Investor sentiment rebounds due to strong market gains

Strong gains by markets in 2019 resonating with Irish investor

  • Regular investment patterns strengthen and investors turn more positive on markets
  • More people feel they are financially prepared for retirement

The Bank of Ireland/ESRI Savings and Investment Index, which measures sentiment towards saving and investment, was unchanged at 102 in March, with investment and saving sentiment going in opposite directions. Investment sentiment improved on the back of a sharp increase in confidence about the outlook for markets. However, this was offset by softer saving sentiment which slipped back from February, when it reached an all-time high helped by ongoing uncertainty around Brexit.
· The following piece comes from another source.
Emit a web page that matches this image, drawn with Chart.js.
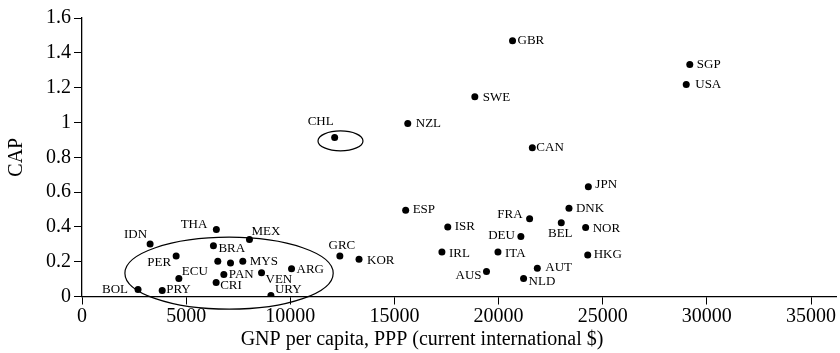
<!DOCTYPE html>
<html>
<head>
<meta charset="utf-8">
<script src="https://cdn.jsdelivr.net/npm/chart.js@4/dist/chart.umd.min.js"></script>
<style>
  html, body { margin: 0; padding: 0; background: #fff; }
  #wrap { width: 840px; height: 353px; position: relative; }
</style>
</head>
<body>
<div id="wrap"><canvas id="chart"></canvas></div>
<script>
// Datos
const countries = ["THA","IDN","MEX","BRA","PER","","","MYS","ARG","PAN","VEN","ECU","CRI","BOL","PRY","URY",
                   "GRC","KOR","CHL","NZL","ESP","JPN","ISR","FRA","DNK","BEL","NOR","DEU","IRL","ITA","HKG",
                   "AUS","AUT","NLD","GBR","SGP","USA","SWE","CAN"];
const gnpPerCapita = [6450,3270,8040,6310,4520,6520,7130,7720,10060,6810,8620,4650,6440,2690,3850,9070,
                      12380,13300,12130,15640,15540,24310,17560,21490,23380,23010,24180,21070,17280,19970,24280,
                      19420,21860,21200,20670,29180,29010,18860,21620];
const capValues = [0.385,0.301,0.328,0.291,0.232,0.203,0.193,0.203,0.159,0.126,0.136,0.103,0.080,0.040,0.034,0.006,
                   0.232,0.214,0.914,0.994,0.496,0.630,0.400,0.446,0.507,0.423,0.397,0.345,0.255,0.255,0.239,
                   0.144,0.163,0.103,1.469,1.333,1.218,1.147,0.855];
const xTicks = [0, 5000, 10000, 15000, 20000, 25000, 30000, 35000];
const yTicks = [0, 0.2, 0.4, 0.6, 0.8, 1, 1.2, 1.4, 1.6];
const xTitle = "GNP per capita, PPP (current international $)";
const yTitle = "CAP";

// Elipses (en unidades de datos): [centro x, centro y, radio x, radio y]
const ellipses = [[7060, 0.134, 5000, 0.207], [12410, 0.894, 1080, 0.057]];

// Posición de etiquetas respecto al punto: [dx, dy, align]
const labelPos = {
  THA: [-9, -5, "right"], IDN: [-3, -10, "right"], MEX: [2, -8, "left"], BRA: [5, 3, "left"],
  PER: [-5, 6, "right"], MYS: [7, 0, "left"], ECU: [3, -7, "left"], PAN: [5, 0, "left"],
  ARG: [5, 1, "left"], VEN: [4, 7, "left"], CRI: [4, 3, "left"], BOL: [-10, 0, "right"],
  PRY: [4, -1, "left"], URY: [4, -6, "left"], GRC: [2, -11, "center"], KOR: [8, 1, "left"],
  CHL: [-14, -16, "center"], NZL: [8, 0, "left"], ESP: [7, -1, "left"], JPN: [7, -2, "left"],
  ISR: [7, 0, "left"], FRA: [-7, -4, "right"], DNK: [7, 0, "left"], BEL: [-1, 11, "center"],
  NOR: [7, 1, "left"], DEU: [-6, -1, "right"], IRL: [7, 1, "left"], ITA: [7, 1, "left"],
  HKG: [6, 0, "left"], AUS: [-5, 4, "right"], AUT: [8, -1, "left"], NLD: [5, 3, "left"],
  GBR: [5, 0, "left"], SGP: [7, 0, "left"], USA: [9, 0, "left"], SWE: [8, 1, "left"], CAN: [4, 0, "left"]
};

const FONT = "'Liberation Serif', 'Times New Roman', serif";
Chart.defaults.font.family = FONT;
Chart.defaults.color = "#000";

const labelsPlugin = {
  id: "labels",
  afterDatasetsDraw(chart) {
    const { ctx, scales } = chart;
    ctx.save();
    ctx.strokeStyle = "#000";
    ctx.lineWidth = 1.2;
    ellipses.forEach(([cx, cy, rx, ry]) => {
      const px = scales.x.getPixelForValue(cx);
      const py = scales.y.getPixelForValue(cy);
      const prx = Math.abs(scales.x.getPixelForValue(cx + rx) - px);
      const pry = Math.abs(scales.y.getPixelForValue(cy + ry) - py);
      ctx.beginPath();
      ctx.ellipse(px, py, prx, pry, 0, 0, Math.PI * 2);
      ctx.stroke();
    });
    ctx.fillStyle = "#000";
    ctx.font = `13px ${FONT}`;
    ctx.textBaseline = "middle";
    chart.getDatasetMeta(0).data.forEach((pt, i) => {
      const name = countries[i];
      if (!name) return;
      const [dx, dy, align] = labelPos[name] || [6, 0, "left"];
      ctx.textAlign = align;
      ctx.fillText(name, pt.x + dx, pt.y + dy);
    });
    // título del eje x, centrado en la figura completa
    ctx.font = `20px ${FONT}`;
    ctx.textAlign = "center";
    ctx.fillText(xTitle, chart.width / 2 + 2, 340);
    ctx.restore();
  }
};

new Chart(document.getElementById("chart"), {
  type: "scatter",
  data: {
    datasets: [{
      data: gnpPerCapita.map((x, i) => ({ x, y: capValues[i] })),
      pointRadius: 3.5,
      pointBackgroundColor: "#000",
      pointBorderWidth: 0
    }]
  },
  options: {
    responsive: true,
    maintainAspectRatio: false,
    animation: false,
    layout: { padding: { top: 18, right: 2, left: 0, bottom: 0 } },
    plugins: { legend: { display: false }, tooltip: { enabled: false } },
    scales: {
      x: {
        type: "linear",
        min: 0,
        max: 36200,
        afterBuildTicks: axis => { axis.ticks = xTicks.map(v => ({ value: v })); },
        afterFit: axis => { axis.height = 56.5; },
        ticks: { font: { size: 20 }, padding: 0, maxRotation: 0, callback: v => String(v) },
        grid: { drawOnChartArea: false, drawTicks: true, tickLength: 8, color: "#000", lineWidth: 1 },
        border: { color: "#000", width: 1.3 },
        title: { display: false, text: xTitle }
      },
      y: {
        type: "linear",
        min: 0,
        max: 1.6,
        afterBuildTicks: axis => { axis.ticks = yTicks.map(v => ({ value: v })); },
        afterFit: axis => { axis.width = 82; },
        ticks: { font: { size: 20 }, padding: 3, callback: v => String(+v.toFixed(1)) },
        grid: { drawOnChartArea: false, drawTicks: true, tickLength: 8, color: "#000", lineWidth: 1 },
        border: { color: "#000", width: 1.3 },
        title: { display: true, text: yTitle, font: { size: 20 }, padding: { top: 5, bottom: 4 } }
      }
    }
  },
  plugins: [labelsPlugin]
});
</script>
</body>
</html>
March results for the Retirement Optimism Index showed another improvement in confidence levels around how people would fare financially in retirement. The index hit 103 in March, the highest level since September. More respondents felt they were financially prepared for retirement – 58% of people felt they had some financial preparation in place, up from 54% in January. In addition the results showed a slight fall in the number of people that would find it difficult to live comfortably in retirement from 38% to 36%.

Investment Index

The Investment Index improved significantly in March, rising from 97 to 101, the first concrete signs that the strong gains made by markets in 2019 were finally resonating with Irish investors.

Tom McCabe, Bank of Ireland Investment Markets commented: “Improved confidence in the outlook for investment markets was central to the gain in the Investment Index in March. This month’s results were the first tangible signs that Irish people are warming to the strong rebound in investment markets this year rather than geopolitical issues like Brexit. This is a positive development and hopefully one that suggests Irish investor sentiment is bottoming out.”

The Investment Attitudes Index was unchanged at 109 in March however there were some positive signs for investment sentiment.

  • The percentage of people investing regularly rose to 37% in March, the highest response since the question was first asked in September 2017.
  • The percentage of people comfortable with the amounts they were investing also rose slightly to 61% from 58%. However the big driver of the improved investor sentiment in March was the rise in the Investment Environment Index which climbed sharply from 85 to 94, having plummeted in recent months in the midst of rising market volatility and geopolitical concerns.
  • The percentage of people that felt it was a good time to invest in March rose from 25% to 30% while those who felt it was a bad time fell marginally from 31% to 29%.
  • The improvement was driven by the rebound in many investment markets from December lows – since the turn of the year world stock markets have generated strong returns of 14.2% for Irish investors.

Savings Index

The monthly Savings Index dropped from the all-time high posted in February, slipping from 107 to 103. Small declines in savings attitudes and a marginally weaker outlook for savers accounted for the drop in the index.

  • Savings trends eased back slightly in March which pushed the Saving Attitude sub index down from 110 to 106.
  • 49% of people were saving regularly in March, down from 51% in the previous month but still a strong reading in a historical context.
  • Respondents remained comfortable with the amounts they were putting away for saving with 46% saying they felt they were saving the right amount.

Optimism around the environment for saving also dipped in March with the Saving Environment sub index declining from 103 to 101. Despite the decline in the month, Irish people remain positive on the outlook for saving – 43% of people felt it was a good time to save in March, outweighing the 28% that felt it was a bad time.

In addition to the strong economy, rising Brexit uncertainty has supported saving sentiment over the past couple of months and we saw more evidence of this in March. In the Border Midwest region for example, the incidence of total saving (regular and occasional) rose to 72% in March, the highest reading since October 2016. 54% of Border savers also felt it was a good time to save, the strongest response since the question was first asked in January 2010.

Tom McCabe said: “Saving sentiment weakened in March but the foundations for strong saving behaviour remain firmly in place. Irish economic momentum has slowed a touch but improving employment and wages continue to support positive Irish saving trends. On top of this, the ongoing Brexit uncertainty also seems to be bolstering precautionary saving and the responses from savers in the Border hinterland in March again confirmed this.”